The chocolate milk survey is described as a nationally representative survey of 1,000 American adults, but this is impossible to verify without seeing how respondents were selected. Likewise, how the survey was conducted – whether it was a phone or online survey, for instance – can have significant impacts on its accuracy. Research suggests that phone surveys may be less accurate than online surveys because they require people to give their responses out loud to another person instead of quietly clicking away in privacy […]
Likewise, it’s difficult to interpret the results of the chocolate milk question without seeing how it was worded. Poorly phrased or confusing questions abound in survey research and complicate the process of interpreting findings.
The little we can wring out of the survey producers only firm suspicions that someone is telling porkies.
An NPR interview with Jean Ragalie-Carr, president of the National Dairy Council, is the closest we can get to the actual wording of potential responses: “there was brown cows, or black-and-white cows, or they didn’t know.” But as Glendora Meikle of the Columbia Journalism Review points out, we don’t know if those were the only options presented to respondents.

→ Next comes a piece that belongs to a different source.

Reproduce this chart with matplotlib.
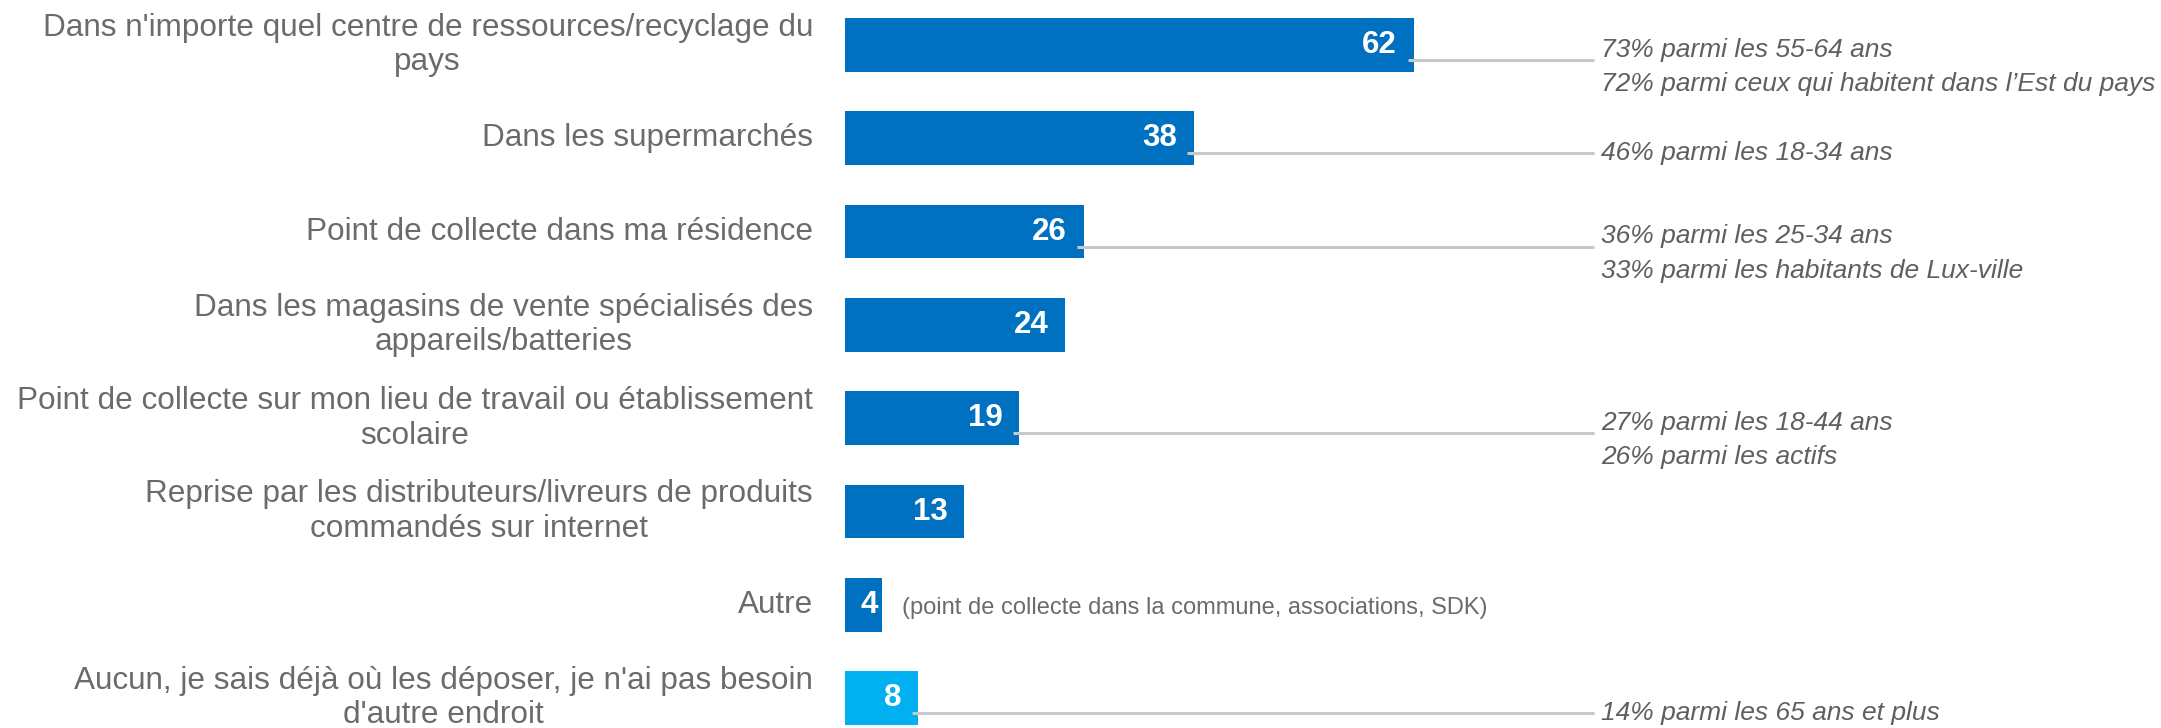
import matplotlib
matplotlib.use("Agg")
import matplotlib.pyplot as plt

plt.rcParams['font.family'] = ['Liberation Sans', 'DejaVu Sans']

# data
categories = [
    "Dans n'importe quel centre de ressources/recyclage du\npays",
    "Dans les supermarchés",
    "Point de collecte dans ma résidence",
    "Dans les magasins de vente spécialisés des\nappareils/batteries",
    "Point de collecte sur mon lieu de travail ou établissement\nscolaire",
    "Reprise par les distributeurs/livreurs de produits\ncommandés sur internet",
    "Autre",
    "Aucun, je sais déjà où les déposer, je n'ai pas besoin\nd'autre endroit",
]
values = [62, 38, 26, 24, 19, 13, 4, 8]
bar_colors = ['#0070C0'] * 7 + ['#00B0F0']
notes = [
    "73% parmi les 55-64 ans\n72% parmi ceux qui habitent dans l’Est du pays",
    "46% parmi les 18-34 ans",
    "36% parmi les 25-34 ans\n33% parmi les habitants de Lux-ville",
    None,
    "27% parmi les 18-44 ans\n26% parmi les actifs",
    None,
    None,
    "14% parmi les 65 ans et plus",
]
autre_note = "(point de collecte dans la commune, associations, SDK)"

fig = plt.figure(figsize=(21.61, 7.28), dpi=100)
fig.patch.set_facecolor('white')
ax = fig.add_axes([845 / 2161, 0, 1 - 845 / 2161, 1])

ypos = list(range(len(values)))
ax.barh(ypos, values, height=0.575, color=bar_colors)
ax.set_xlim(0, 143.4)
ax.set_ylim(7.32, -0.482)
ax.axis('off')

for i, (cat, v) in enumerate(zip(categories, values)):
    # category label
    ax.text(-3.5, i, cat, ha='right', va='center', multialignment='center',
            fontsize=22.7, color='#6b6b6b', linespacing=1.2, clip_on=False)
    # value inside the bar
    xv = v - 1.85 if v > 5 else v - 0.45
    ax.text(xv, i, str(v), ha='right', va='center', fontsize=22.5,
            fontweight='bold', color='white')
    # connector + note
    if notes[i] is not None:
        ly = i + 0.16
        ax.plot([v - 0.7, 81.6], [ly, ly], color='#c8c8c8', lw=2.2,
                solid_capstyle='butt')
        n = notes[i].count('\n') + 1
        ax.text(82.4, ly + 0.075 * (n - 1), notes[i], ha='left', va='center',
                fontsize=19, style='italic', color='#5f5f5f', linespacing=1.55)

ax.text(6.2, 6.03, autre_note, ha='left', va='center', fontsize=17,
        color='#6b6b6b')

fig.savefig('out.png', dpi=100, facecolor='white')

The “didn’t know” claim raises even more red flags.
Early media coverage focused on the 7 percent statistic but left out the fact that 48 percent of respondents said they don’t know where chocolate milk comes from. This gives context to the 7 percent number. While it’s conceivable that 7 percent of the population doesn’t know that chocolate milk is just milk with chocolate, the idea that a full 55 percent — over half of adults — don’t know or gave an incorrect response begins to strain credulity. This points toward a confusing survey question.
In reporting the supposed “chocolate milk” survey, the WaPo also included another “fact”: One Department of Agriculture study, commissioned in the early ’90s, found that nearly 1 in 5 adults did not know that hamburgers are made from beef. As it happens, this study is publicly available — and it doesn’t actually show what the media claim.
In fact, what the study found was that between 7% of adults and 20% of high school students, said that the statement “Hamburger is made from the meat of pigs” is true. Not only is that not that foolish a belief, if the question had been phrased as, say, “Are hamburgers made from the meat of: cows, pigs, or chickens?”, the answers would likely have been very different.
So, why did this story gain so much unquestioning traction?
The rapid spread of this story is likely related to the desire, unfortunately prominent among many liberals, to see and label other people as ignorant.
In other words, as I said, too many people believe anything they want to believe.
Studies suggest we are more likely to accept new information when it confirms what we already want to believe. In this case, the chocolate milk statistic fits well with the notion that Americans are fools, so it’s accepted and republished widely despite the numerous red flags that should give scientifically minded people pause.
But the fact remains that many reporters and news outlets decided to run the story without having seen the original results, instead citing one another’s reporting.
The Conversation
Which, in the realm of politics especially, is only too common in the media.
But it doesn’t let us off the hook for falling for it.